Christopher Nolan is heaping on the praise for Oscar-winning monster movie “Godzilla Minus One.”
The “Oppenheimer” writer/director, whose feature won Best Picture at the 2024 Academy Awards, interviewed “Godzilla Minus One” director Takashi Yamazaki ahead of the release of “Oppenheimer” in Japan.
“I watched ‘Godzilla Minus One’ and I thought it was a tremendous film,” Nolan told Yamazaki in the below video. “I thought it was so exciting. I mean obviously it’s beautifully made, and the mechanics of it are so involving. It’s so exciting, but also I felt like it had a lot of the spirit of your earlier film, ‘The Eternal Zero.’ It had a depth around the issues surrounding the main story, even though the main story is ‘Godzilla,’ and is an entertaining and exciting one. There was also wonderful depths of the characters, and a wonderful sense of history that I really appreciated.”
While “Oppenheimer” centers on the creation of the atomic bomb, the storyline of “Godzilla Minus One” in part deals with the aftermath of the bomb dropping on Japan during WWII.
Yamazaki asked Nolan if he would be open to Yamazaki helming a film in response to “Oppenheimer” and telling the Japanese side of the historical story.
Nolan replied, “I can’t think of a better director to make a response than director Yamazaki, so I think it’s a perfect suggestion. I’m always interested to see what you will be doing in the future.”
“Godzilla Minus One” made history as the first film in the 70-year “Godzilla” franchise to be nominated for Best Visual Effects. Director Yamazaki took home the first Best Visual Effects Oscar for the country of Japan at the March 2024 ceremony. The feature reportedly had a $15 million production budget, with writer/director Yamazaki also serving as VFX supervisor.

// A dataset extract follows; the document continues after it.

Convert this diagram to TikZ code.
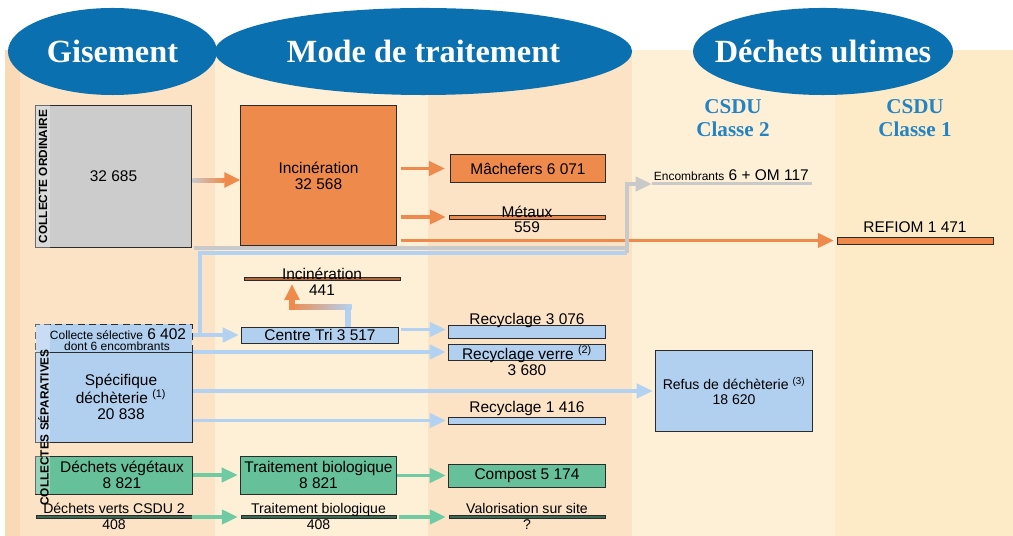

“I’m a huge fan of the very first 1954 ‘Godzilla.’ And to me, that film was a response to nuclear warheads and where the world was heading at that point in time. So Godzilla being this metaphor for nuclear warheads, I think, was very important to return to and not forget,” Yamazaki told IndieWire. “During the production, it was both surprising and disturbing to see the state of the world unfold and reading the headlines because we were making a film about Godzilla and the subject matter it represents. And in some weird way, I feel, the timing of different Godzilla films, especially with the the context of Japan, it almost feels like this divine ritual or offering to the gods of some sort.”